▸ Challenge:
Write the data out again, character for character, with no images.
___
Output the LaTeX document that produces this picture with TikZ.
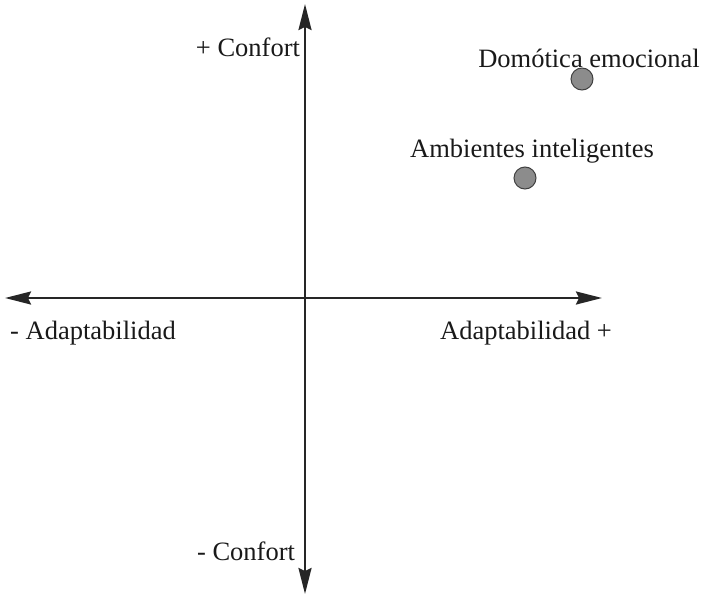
\documentclass[tikz,border=0pt]{standalone}
\usepackage{fontspec}
\setmainfont{Liberation Serif}
\usetikzlibrary{arrows.meta}
\begin{document}
\begin{tikzpicture}[x=1pt,y=-1pt,
  axis/.style={line width=2.4pt,color=black!85,{Stealth[length=26pt,width=13pt,inset=3pt]}-{Stealth[length=26pt,width=13pt,inset=3pt]}},
  lbl/.style={font=\fontsize{26.5}{31}\selectfont,inner sep=0pt,text=black!90},
  dot/.style={circle,draw=black!75,line width=1pt,fill=black!45,minimum size=22pt,inner sep=0pt}]
\useasboundingbox (0,0) rectangle (701,597);
\coordinate (top) at (305,4);
\coordinate (bot) at (305,594);
\coordinate (left) at (5,298);
\coordinate (right) at (602,298);
\draw[axis] (bot) -- (top);
\draw[axis] (left) -- (right);
\node[lbl] (cplus) at (248,47) {+ Confort};
\node[lbl] (cminus) at (246,551) {- Confort};
\node[lbl] (aminus) at (93,333) {- Adaptabilidad};
\node[lbl] (aplus) at (526,333) {Adaptabilidad +};
\node[dot] (d1) at (582,79) {};
\node[dot] (d2) at (525,178) {};
\node[lbl] (l1) at (589,58) {Domótica emocional};
\node[lbl] (l2) at (532,151) {Ambientes inteligentes};
\end{tikzpicture}
\end{document}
___
▸ Expected output:
Output the LaTeX document that produces this picture with TikZ.
\documentclass[tikz,border=0pt]{standalone}
\usepackage{fontspec}
\setmainfont{Liberation Serif}
\usetikzlibrary{arrows.meta}
\begin{document}
\begin{tikzpicture}[x=1pt,y=-1pt,
  axis/.style={line width=2.4pt,color=black!85,{Stealth[length=26pt,width=13pt,inset=3pt]}-{Stealth[length=26pt,width=13pt,inset=3pt]}},
  lbl/.style={font=\fontsize{26.5}{31}\selectfont,inner sep=0pt,text=black!90},
  dot/.style={circle,draw=black!75,line width=1pt,fill=black!45,minimum size=22pt,inner sep=0pt}]
\useasboundingbox (0,0) rectangle (701,597);
\coordinate (top) at (305,4);
\coordinate (bot) at (305,594);
\coordinate (left) at (5,298);
\coordinate (right) at (602,298);
\draw[axis] (bot) -- (top);
\draw[axis] (left) -- (right);
\node[lbl] (cplus) at (248,47) {+ Confort};
\node[lbl] (cminus) at (246,551) {- Confort};
\node[lbl] (aminus) at (93,333) {- Adaptabilidad};
\node[lbl] (aplus) at (526,333) {Adaptabilidad +};
\node[dot] (d1) at (582,79) {};
\node[dot] (d2) at (525,178) {};
\node[lbl] (l1) at (589,58) {Domótica emocional};
\node[lbl] (l2) at (532,151) {Ambientes inteligentes};
\end{tikzpicture}
\end{document}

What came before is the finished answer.